Harcèlement scolaire : la spirale infernale

A 16 ans, Janelle tente de se reconstruire après avoir été victime de harcèlement scolaire dans un collège de la Vienne. Elle témoigne de ces actes pernicieux qui l’ont amenée à être hospitalisée en psychiatrie et à porter plainte.

Romain Mudrak

Le7.info

Elle est prête à parler. A tout déballer même. Janelle a été victime de harcèlement scolaire pendant près de deux ans, dans un collège de la Vienne. Inutile de citer l’établissement, cette histoire aurait pu se dérouler n’importe où. Aujourd’hui âgée de 16 ans, elle avait besoin d’accepter et de prendre du recul sur les événements avant de témoigner. Désormais, l’adolescente se sent forte pour dénoncer ces actes sournois aux conséquences bien réelles. « Moi j’ai fait un gros bout de chemin dans mon histoire. Je veux avancer et montrer à d’autres qu’il est possible de s’en sortir. »

Un mal pernicieux

Son sourire tente de dissimuler des yeux emplis de mélancolie. Janelle n’a rien oublié. Dès la 6e, un garçon l’embête régulièrement dans le bus qui l’emmène vers le collège. Heureusement en décembre, il finit par se lasser. L’année suivante se passe sans encombre, mais en 4e ses copines d’un jour deviennent ses pires ennemies. Sans raison apparente. C’est un groupe de cinq filles, bien nées, avec lesquelles il était cool d’être vue. Des filles toxiques qui en contaminent d’autres. « J’ai commencé par recevoir des messages du genre « T’as pas de vie, t’es un fantôme », « Tu ne sers à rien ». Moi j’étais juste timide », se souvient-elle. Ces paroles se répètent au collège. Les agresseuses commentent ses gestes, sa façon de s’habiller… Quand un enseignant demande à l’une d’entre elles de distribuer des copies, Janelle est contournée. Elle est mise à l’écart. Puis le harcèlement devient physique : bousculade, croche-pied…

« Je leur ai demandé pourquoi. J’étais prête à changer pour elles. » Comme si le problème venait de son propre comportement. « En y réfléchissant, je me suis dit plus tard que ce devait être de la jalousie parce que j’étais plutôt appréciée de tout le monde dans le collège et que j’étais bonne élève. » Janelle en parle assez vite à ses parents. Ces derniers alertent l’établissement. Un surveillant dépourvu de finesse convoque les ados incriminées. Dès le lendemain débutent les représailles. « Le collège n’a rien fait pour nous aider. On nous a dit que c’était normal à cet âge-là », poursuit sa mère Gwen, impuissante.

Trois mois en psy

La petite famille a l’opportunité de repartir dans sa Normandie natale.

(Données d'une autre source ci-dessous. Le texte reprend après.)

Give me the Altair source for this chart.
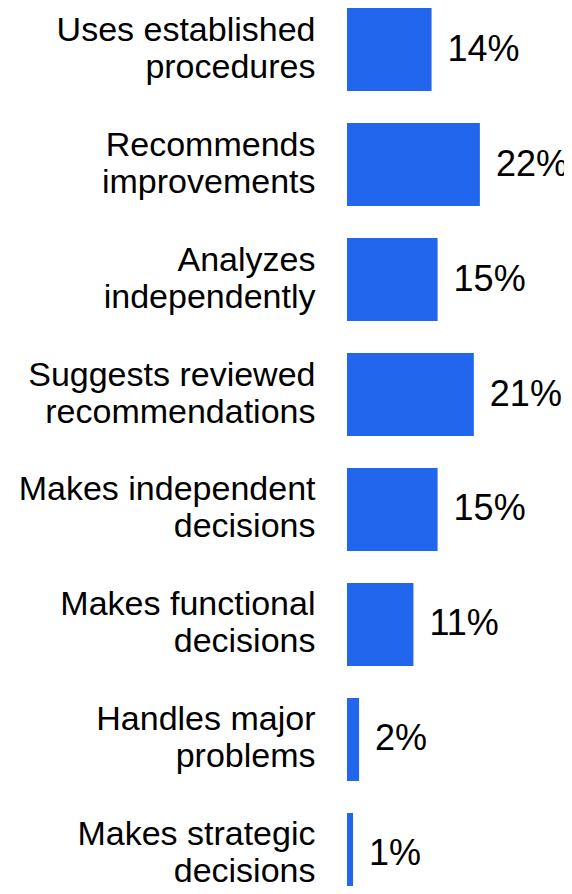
import altair as alt
import pandas as pd

categories = [
    "Uses established\nprocedures",
    "Recommends\nimprovements",
    "Analyzes\nindependently",
    "Suggests reviewed\nrecommendations",
    "Makes independent\ndecisions",
    "Makes functional\ndecisions",
    "Handles major\nproblems",
    "Makes strategic\ndecisions",
]
values = [14, 22, 15, 21, 15, 11, 2, 1]
value_labels = [f"{v}%" for v in values]

df = pd.DataFrame({"category": categories, "value": values, "label": value_labels})

FONT = "Liberation Sans"

y = alt.Y(
    "category:N",
    sort=categories,
    scale=alt.Scale(paddingInner=0.278, paddingOuter=0, range=[0, 888]),
    axis=alt.Axis(
        title=None,
        labelExpr="split(datum.label, '\\n')",
        labelFontSize=34,
        labelLineHeight=37,
        labelPadding=32,
        labelOffset=-19,
        labelFont=FONT,
        labelColor="black",
        labelLimit=0,
        domain=False,
        ticks=False,
    ),
)
x = alt.X("value:Q", scale=alt.Scale(domain=[0, 25]), axis=None)

base = alt.Chart(df).encode(y=y)
bars = base.mark_bar(color="#2266EE").encode(x=x)
text = base.mark_text(
    align="left", baseline="middle", dx=16, fontSize=36, font=FONT, color="black"
).encode(x=x, text="label:N")

chart = (
    (bars + text)
    .properties(
        width=151,
        height=878,
        autosize=alt.AutoSizeParams(type="none"),
        padding={"left": 339, "top": 0, "right": 66, "bottom": 0},
    )
    .configure_view(stroke=None)
)

chart.save("out.html", embed_options={"renderer": "svg", "actions": False})
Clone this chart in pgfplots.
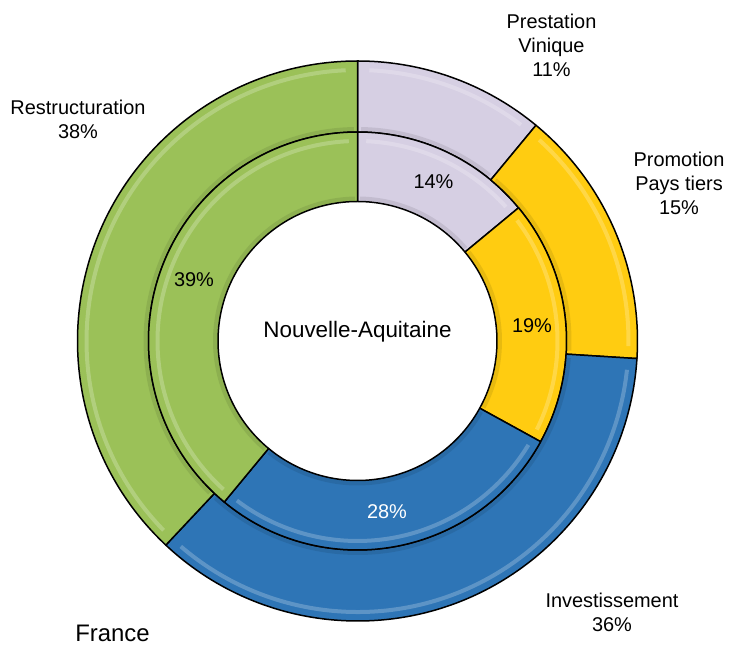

Janelle accepte mais exige d’aller au bout de son année scolaire. « Partir, c’était leur donner raison. J’avais besoin de leur montrer que je ne fuyais pas. Je n’avais rien fait de mal. » L’ado fait preuve à la fois de maturité dans son raisonnement et d’une grande fragilité émotionnelle. Au Havre, en 3e, d’autres filles la harcèlent. « Comme si Janelle avait un profil de victime », déplore sa mère. En vérité, la dépression la guette, ce qui la rend vulnérable. Le confinement lui retire tous ses petits plaisirs. A commencer par le sport, qu’elle pratique dix heures par semaine « pour compenser ». Elle ne mange plus, ne sort plus. Cette spirale infernale la précipite vers un hôpital psychiatrique parisien. Elle y reste du 28 avril au 4 juillet 2020. « Je me suis retrouvée seule face à moi-même et je commençais à me faire du mal. J’ai demandé à être hospitalisée. » En sortant, la décision est prise : Janelle porte plainte. « Je ne veux pas me venger, juste que ces gens prennent conscience qu’elles m’ont détruite. » Une association d’aide aux victimes la soutient. Elle n’est plus seule. Reste à savoir si le parquet de Poitiers se saisira du sujet. « Dans tous les cas, je suis fière de moi », conclut Janelle, à la veille de la Journée nationale de lutte contre le harcèlement scolaire prévue jeudi.